**INFORMATION PROVIDED:**
__________________________________________________
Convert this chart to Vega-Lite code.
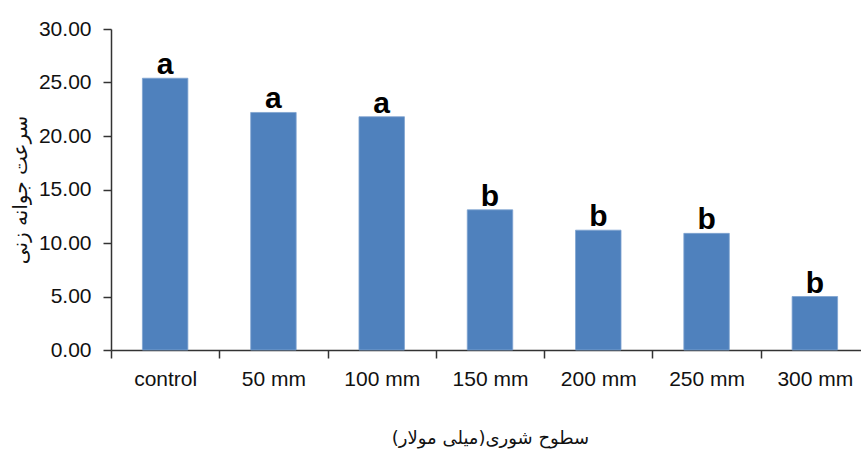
{
  "$schema": "https://vega.github.io/schema/vega-lite/v6.json",
  "width": 758,
  "height": 321,
  "autosize": {"type": "none"},
  "padding": {"left": 111, "top": 29, "right": 0, "bottom": 110},
  "background": "white",
  "config": {
    "view": {"stroke": null},
    "font": "Liberation Sans"
  },
  "data": {
    "values": [
      {"level": "control", "value": 25.4, "group": "a"},
      {"level": "50 mm", "value": 22.2, "group": "a"},
      {"level": "100 mm", "value": 21.8, "group": "a"},
      {"level": "150 mm", "value": 13.1, "group": "b"},
      {"level": "200 mm", "value": 11.2, "group": "b"},
      {"level": "250 mm", "value": 10.9, "group": "b"},
      {"level": "300 mm", "value": 5.0, "group": "b"}
    ]
  },
  "encoding": {
    "x": {
      "field": "level",
      "type": "nominal",
      "sort": null,
      "scale": {"paddingInner": 0, "paddingOuter": 0},
      "axis": {
        "title": "سطوح شوری(میلی مولار)",
        "titleFont": "DejaVu Sans",
        "titleFontSize": 18,
        "titleFontWeight": "normal",
        "titleColor": "#111111",
        "titlePadding": 40,
        "labelAngle": 0,
        "labelFontSize": 21,
        "labelColor": "#111111",
        "labelPadding": 10,
        "tickBand": "extent",
        "tickSize": 8,
        "tickColor": "#333333",
        "domainColor": "#333333",
        "domainWidth": 1.5,
        "tickWidth": 1.5,
        "grid": false
      }
    },
    "y": {
      "field": "value",
      "type": "quantitative",
      "scale": {"domain": [0, 30], "nice": false},
      "axis": {
        "title": "سرعت جوانه زنی",
        "titleFont": "DejaVu Sans",
        "titleFontSize": 20,
        "titleFontWeight": "normal",
        "titleColor": "#111111",
        "titlePadding": 8,
        "values": [0, 5, 10, 15, 20, 25, 30],
        "format": ".2f",
        "labelFontSize": 21,
        "labelColor": "#111111",
        "labelPadding": 12,
        "tickSize": 8,
        "tickColor": "#333333",
        "domainColor": "#333333",
        "domainWidth": 1.5,
        "tickWidth": 1.5,
        "grid": false
      }
    }
  },
  "layer": [
    {
      "mark": {"type": "bar", "color": "#4f81bd", "stroke": "#7fa3d0", "strokeWidth": 0.8, "width": {"band": 0.42}}
    },
    {
      "mark": {"type": "text", "baseline": "alphabetic", "dy": -4, "fontSize": 30, "fontWeight": "bold", "color": "#000000"},
      "encoding": {"text": {"field": "group"}}
    }
  ]
}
__________________________________________________
**WHAT YOU ARE ASKED TO DO:** Pictures are excluded; output everything else in the data verbatim.

**WRITTEN RESPONSE:**
Convert this chart to Vega-Lite code.
{
  "$schema": "https://vega.github.io/schema/vega-lite/v6.json",
  "width": 758,
  "height": 321,
  "autosize": {"type": "none"},
  "padding": {"left": 111, "top": 29, "right": 0, "bottom": 110},
  "background": "white",
  "config": {
    "view": {"stroke": null},
    "font": "Liberation Sans"
  },
  "data": {
    "values": [
      {"level": "control", "value": 25.4, "group": "a"},
      {"level": "50 mm", "value": 22.2, "group": "a"},
      {"level": "100 mm", "value": 21.8, "group": "a"},
      {"level": "150 mm", "value": 13.1, "group": "b"},
      {"level": "200 mm", "value": 11.2, "group": "b"},
      {"level": "250 mm", "value": 10.9, "group": "b"},
      {"level": "300 mm", "value": 5.0, "group": "b"}
    ]
  },
  "encoding": {
    "x": {
      "field": "level",
      "type": "nominal",
      "sort": null,
      "scale": {"paddingInner": 0, "paddingOuter": 0},
      "axis": {
        "title": "سطوح شوری(میلی مولار)",
        "titleFont": "DejaVu Sans",
        "titleFontSize": 18,
        "titleFontWeight": "normal",
        "titleColor": "#111111",
        "titlePadding": 40,
        "labelAngle": 0,
        "labelFontSize": 21,
        "labelColor": "#111111",
        "labelPadding": 10,
        "tickBand": "extent",
        "tickSize": 8,
        "tickColor": "#333333",
        "domainColor": "#333333",
        "domainWidth": 1.5,
        "tickWidth": 1.5,
        "grid": false
      }
    },
    "y": {
      "field": "value",
      "type": "quantitative",
      "scale": {"domain": [0, 30], "nice": false},
      "axis": {
        "title": "سرعت جوانه زنی",
        "titleFont": "DejaVu Sans",
        "titleFontSize": 20,
        "titleFontWeight": "normal",
        "titleColor": "#111111",
        "titlePadding": 8,
        "values": [0, 5, 10, 15, 20, 25, 30],
        "format": ".2f",
        "labelFontSize": 21,
        "labelColor": "#111111",
        "labelPadding": 12,
        "tickSize": 8,
        "tickColor": "#333333",
        "domainColor": "#333333",
        "domainWidth": 1.5,
        "tickWidth": 1.5,
        "grid": false
      }
    }
  },
  "layer": [
    {
      "mark": {"type": "bar", "color": "#4f81bd", "stroke": "#7fa3d0", "strokeWidth": 0.8, "width": {"band": 0.42}}
    },
    {
      "mark": {"type": "text", "baseline": "alphabetic", "dy": -4, "fontSize": 30, "fontWeight": "bold", "color": "#000000"},
      "encoding": {"text": {"field": "group"}}
    }
  ]
}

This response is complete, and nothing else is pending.